Erdoğan'ın konuşması şöyle:

"Yatırım bedeli 65 milyon lirayı aşan bu önemli kütüphanemizin şimdiden üniversitemize tüm hocalarımıza ve öğrencilerimize hayırlı olmasını diliyorum. 2010 yılında kurulan 2012 yılında ise eğitim-öğretime başlayan üniversitemiz bir dönem yanlış ellerde yaşadığı sıkıntılara rağmen bugün gurur verici başarılara imza atıyor. Üniversitemiz gün geçtikçe her bakımdan üst düzey bir eğitim kurumuna dönüşüyor.

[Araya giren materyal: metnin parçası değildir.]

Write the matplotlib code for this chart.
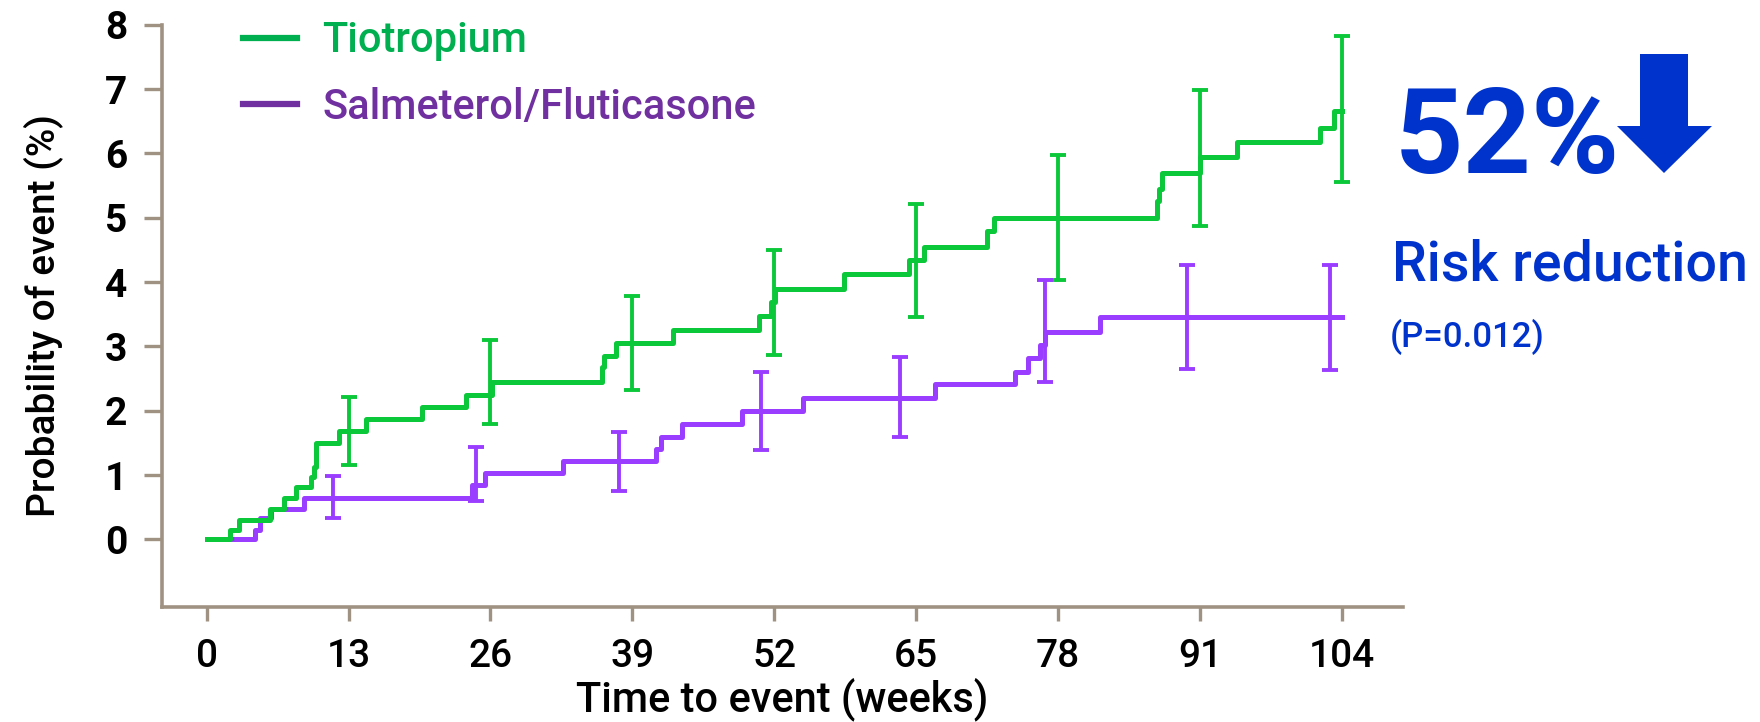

"Biz ilk emri ikra yani oku olan bir dinin müntesipleriyiz. Biz kalemin kılıçtan üstün tutulduğu alimlerin peygamberlerin varisleri olarak görüldüğü bir medeniyetin mensuplarıyız. Kimi tarihçiler yakılan kitapların sayısının 1 milyonun üzerinde olduğunu söyler. Fatih Sultan Mehmet Han İstanbul'u fethettikten sonra önceliği kütüphanelere vermiştir.

"Oldukça gerideyiz"

"Kitap okuma, nitelikli akademik eserler üretme noktasında hâlâ oldukça gerideyiz. Ülkemizde her gün televizyon izlemeye 6 saat internete 3 saat harcıyoruz. Buna karşın kitap okumaya harcadığımız süre kişi başına günde birkaç dakikayı zor buluyor. Türkiye kitap okuma oranında dünyada 86. sırada. Ülkemizdeki kafe denilen vakit öldürme mekanların kütüphanelerimizden çok daha yaygın olması üzerinde hassasiyetle durmamız gerekiyor.

Millet kütüphaneleri

"Millet kütüphanelerinin ne olduğunu anlamayanlar var. Orada tuğla mı dizeceğiz diyenler var. Kıraathanenin anlamı ne anlamıyor. Her açılışı yaptığımızda orada üniversiteli öğrencilerimizi kitaplarının başında gördüğümüzde gurur duyuyorum. Her millet bahçesinin bir köşesinde bir millet kıraathanesi tüm illerimizde yayılacak.''

"Militan yetiştirme kampına dönüştürülen üniversiteler"

Türk üniversiteleri her ne kadar imtiyazını kaybedenler aksini iddia etseler de 2002 öncesine göre hem altyapı imkânları hem de akademik özgürlükler bakımından çağ atlamıştır. 28 Şubat döneminin faşist zihniyetinin üniversitelerimizde sebep olduğu tahribat önemli ölçüde giderilirken üniversitelerin kapıları tekrar milletin evlatlarına açılmıştır. Devleti tapulu malları gibi gören, kimi üniversiteleri adeta militan yetiştirme kampına dönüştüren teröristler buralardan temizlenmiştir. Marjinal çevrelerin istismar ettikleri harç yurt gibi öğrencilerin kronik sorunlarının tamamı hallolmuştur.

"Öğrencielrimizin bir sıkıntısı var. Be kardeşim, be evladım... Herkes burs istiyor. Niye kredi istemiyorsun? Krediyi kim müraacat ederse alıyor zaten. Sigortalı işe girdiğin zaman çok düşük taksitlerle ödüyorsun. 

"Üniversitelerimiz uzun yıllar kendilerini esir alan statükonun baskıcı, formatlayıcı, hürriyetleri kısıtlayıcı atmosferinden büyük oranda kurtulmuştur.

"Almanya Şansölyesi Merkel'le konuştum. 'Sizin kaç üniversite öğrenciniz var' diye sordum. '3 milyon' dedi. Bizim 8 milyon üniversite öğrencimiz var. Ha nitelik itibariyle zayıf olabiliriz. 5 sene 10 sene sonra onları geçeceğiz; buna inanıyorum."